» **Task description**
Retype the lines beneath this one, from the first through the line containing "import matplotlib.pyplot as plt". Pictures are left out.

** START Data for this exercise **

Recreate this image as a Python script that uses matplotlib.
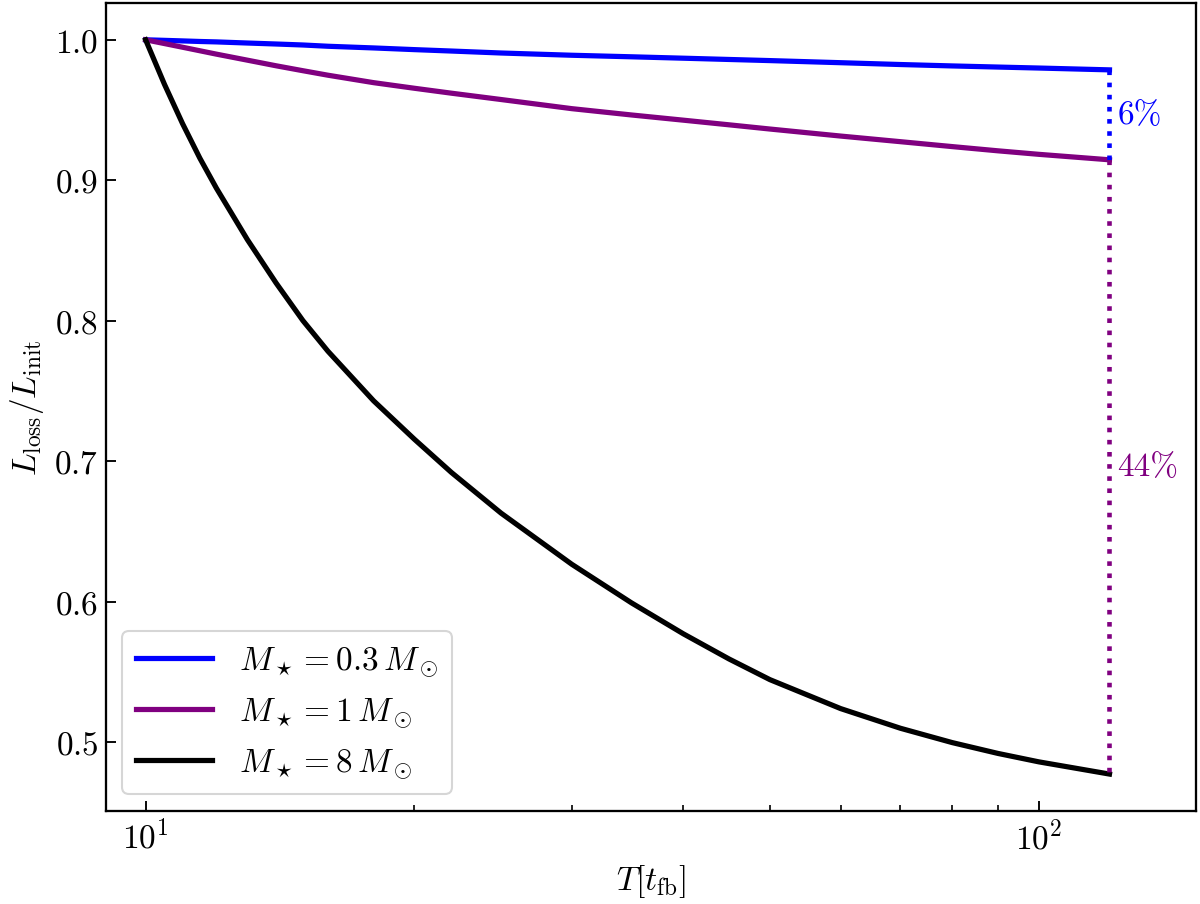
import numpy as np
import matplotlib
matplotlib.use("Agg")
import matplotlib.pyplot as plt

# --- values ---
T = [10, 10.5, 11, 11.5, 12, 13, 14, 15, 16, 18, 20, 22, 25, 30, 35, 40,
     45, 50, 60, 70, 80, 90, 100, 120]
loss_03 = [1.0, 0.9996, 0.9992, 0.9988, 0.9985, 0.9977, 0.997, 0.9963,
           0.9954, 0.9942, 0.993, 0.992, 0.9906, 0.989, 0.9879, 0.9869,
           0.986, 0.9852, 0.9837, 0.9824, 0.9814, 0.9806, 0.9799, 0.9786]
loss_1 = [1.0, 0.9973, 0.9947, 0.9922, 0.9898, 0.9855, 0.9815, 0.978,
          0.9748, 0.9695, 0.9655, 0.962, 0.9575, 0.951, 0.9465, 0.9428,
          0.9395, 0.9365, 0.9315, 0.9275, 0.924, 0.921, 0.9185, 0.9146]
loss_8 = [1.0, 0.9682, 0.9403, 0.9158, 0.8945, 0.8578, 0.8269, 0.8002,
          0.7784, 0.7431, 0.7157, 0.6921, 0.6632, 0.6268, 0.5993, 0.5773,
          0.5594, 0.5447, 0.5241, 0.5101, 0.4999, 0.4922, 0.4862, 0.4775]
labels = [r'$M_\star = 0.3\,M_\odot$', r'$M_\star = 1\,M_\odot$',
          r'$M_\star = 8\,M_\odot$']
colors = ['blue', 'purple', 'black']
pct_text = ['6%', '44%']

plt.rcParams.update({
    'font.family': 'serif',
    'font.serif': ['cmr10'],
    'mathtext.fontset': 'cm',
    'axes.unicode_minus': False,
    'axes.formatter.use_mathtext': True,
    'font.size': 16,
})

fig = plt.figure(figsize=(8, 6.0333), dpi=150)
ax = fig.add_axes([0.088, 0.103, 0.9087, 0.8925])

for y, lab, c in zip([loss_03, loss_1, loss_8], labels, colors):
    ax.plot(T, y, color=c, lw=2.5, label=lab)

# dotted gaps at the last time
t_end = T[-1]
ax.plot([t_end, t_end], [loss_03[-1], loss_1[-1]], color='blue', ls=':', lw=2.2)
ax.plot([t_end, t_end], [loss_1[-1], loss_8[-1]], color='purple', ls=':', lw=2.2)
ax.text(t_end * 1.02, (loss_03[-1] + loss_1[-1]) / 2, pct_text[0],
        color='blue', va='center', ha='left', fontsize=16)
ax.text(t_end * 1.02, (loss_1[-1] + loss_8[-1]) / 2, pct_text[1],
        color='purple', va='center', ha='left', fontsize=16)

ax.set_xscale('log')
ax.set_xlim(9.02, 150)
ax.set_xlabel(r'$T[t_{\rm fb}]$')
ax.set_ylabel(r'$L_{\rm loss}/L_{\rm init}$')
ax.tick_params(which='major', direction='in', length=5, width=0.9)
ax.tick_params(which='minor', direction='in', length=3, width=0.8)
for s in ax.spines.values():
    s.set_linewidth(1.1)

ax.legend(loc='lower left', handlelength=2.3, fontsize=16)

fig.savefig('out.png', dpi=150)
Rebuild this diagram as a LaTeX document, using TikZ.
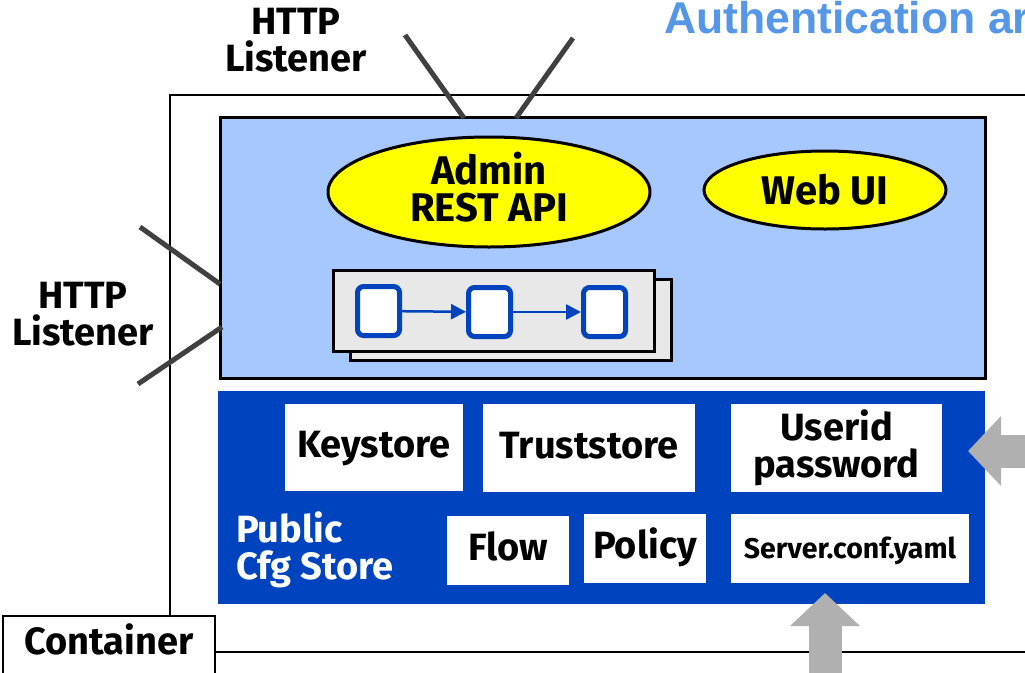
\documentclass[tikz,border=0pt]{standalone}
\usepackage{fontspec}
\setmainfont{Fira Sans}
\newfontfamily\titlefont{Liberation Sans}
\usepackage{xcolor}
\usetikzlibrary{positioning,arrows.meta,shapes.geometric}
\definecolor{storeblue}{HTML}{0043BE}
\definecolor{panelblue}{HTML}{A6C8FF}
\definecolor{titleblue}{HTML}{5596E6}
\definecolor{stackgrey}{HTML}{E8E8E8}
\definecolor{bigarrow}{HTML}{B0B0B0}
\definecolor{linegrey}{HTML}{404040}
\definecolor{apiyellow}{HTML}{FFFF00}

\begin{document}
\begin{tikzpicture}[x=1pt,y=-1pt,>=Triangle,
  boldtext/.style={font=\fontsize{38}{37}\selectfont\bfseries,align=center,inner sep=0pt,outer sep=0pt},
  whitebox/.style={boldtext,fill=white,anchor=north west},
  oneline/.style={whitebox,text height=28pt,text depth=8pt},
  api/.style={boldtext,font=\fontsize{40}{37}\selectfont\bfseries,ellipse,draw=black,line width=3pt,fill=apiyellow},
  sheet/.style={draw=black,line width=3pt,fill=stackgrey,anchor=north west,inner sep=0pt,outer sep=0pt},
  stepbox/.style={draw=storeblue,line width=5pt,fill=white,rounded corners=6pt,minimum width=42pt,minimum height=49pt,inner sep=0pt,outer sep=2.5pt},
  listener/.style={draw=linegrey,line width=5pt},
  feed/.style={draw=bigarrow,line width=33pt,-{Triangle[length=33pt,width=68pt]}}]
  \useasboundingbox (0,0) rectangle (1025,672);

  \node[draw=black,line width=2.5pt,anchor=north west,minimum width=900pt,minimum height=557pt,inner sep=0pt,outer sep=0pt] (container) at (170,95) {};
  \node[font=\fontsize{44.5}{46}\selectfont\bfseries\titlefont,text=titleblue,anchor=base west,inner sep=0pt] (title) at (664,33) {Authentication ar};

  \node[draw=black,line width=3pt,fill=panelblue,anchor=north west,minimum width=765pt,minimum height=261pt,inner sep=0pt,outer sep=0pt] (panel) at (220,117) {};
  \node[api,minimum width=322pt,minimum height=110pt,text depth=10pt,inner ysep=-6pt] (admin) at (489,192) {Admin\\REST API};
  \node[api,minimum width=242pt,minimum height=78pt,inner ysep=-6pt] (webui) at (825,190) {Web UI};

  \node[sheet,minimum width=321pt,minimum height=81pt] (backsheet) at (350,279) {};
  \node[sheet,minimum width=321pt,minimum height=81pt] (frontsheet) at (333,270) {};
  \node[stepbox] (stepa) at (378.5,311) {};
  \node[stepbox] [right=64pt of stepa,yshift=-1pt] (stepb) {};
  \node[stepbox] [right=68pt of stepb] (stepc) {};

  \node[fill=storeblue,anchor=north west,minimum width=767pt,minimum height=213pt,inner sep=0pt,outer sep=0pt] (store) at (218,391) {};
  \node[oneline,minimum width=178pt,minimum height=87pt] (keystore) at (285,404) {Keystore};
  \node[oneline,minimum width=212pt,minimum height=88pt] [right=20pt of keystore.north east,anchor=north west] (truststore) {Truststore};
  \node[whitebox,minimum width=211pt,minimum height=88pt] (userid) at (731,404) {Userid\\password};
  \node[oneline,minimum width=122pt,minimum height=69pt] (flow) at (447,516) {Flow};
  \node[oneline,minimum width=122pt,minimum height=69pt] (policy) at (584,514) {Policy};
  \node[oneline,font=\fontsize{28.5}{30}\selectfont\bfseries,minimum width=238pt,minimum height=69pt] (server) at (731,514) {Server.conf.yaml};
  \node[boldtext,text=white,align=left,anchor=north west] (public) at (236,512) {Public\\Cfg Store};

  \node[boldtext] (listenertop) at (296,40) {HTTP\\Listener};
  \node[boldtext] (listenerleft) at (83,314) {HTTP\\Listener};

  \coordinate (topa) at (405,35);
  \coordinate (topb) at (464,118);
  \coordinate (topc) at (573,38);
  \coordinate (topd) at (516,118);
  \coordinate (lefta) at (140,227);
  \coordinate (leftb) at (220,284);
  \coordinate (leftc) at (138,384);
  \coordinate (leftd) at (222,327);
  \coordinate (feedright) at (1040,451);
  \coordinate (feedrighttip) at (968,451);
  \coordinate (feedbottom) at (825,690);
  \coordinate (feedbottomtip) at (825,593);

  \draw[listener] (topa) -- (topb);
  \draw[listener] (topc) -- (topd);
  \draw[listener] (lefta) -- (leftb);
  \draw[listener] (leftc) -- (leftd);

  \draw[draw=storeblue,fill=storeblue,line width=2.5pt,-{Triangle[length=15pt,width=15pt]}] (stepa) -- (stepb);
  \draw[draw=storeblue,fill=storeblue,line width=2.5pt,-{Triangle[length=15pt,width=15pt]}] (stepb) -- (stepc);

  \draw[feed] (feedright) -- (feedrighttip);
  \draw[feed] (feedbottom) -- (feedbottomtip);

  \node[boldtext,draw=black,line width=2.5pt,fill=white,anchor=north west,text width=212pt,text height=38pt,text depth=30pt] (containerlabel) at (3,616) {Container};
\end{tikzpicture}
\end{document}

** END Data for this exercise **

» **Answer to this problem**
Recreate this image as a Python script that uses matplotlib.
import numpy as np
import matplotlib
matplotlib.use("Agg")
import matplotlib.pyplot as plt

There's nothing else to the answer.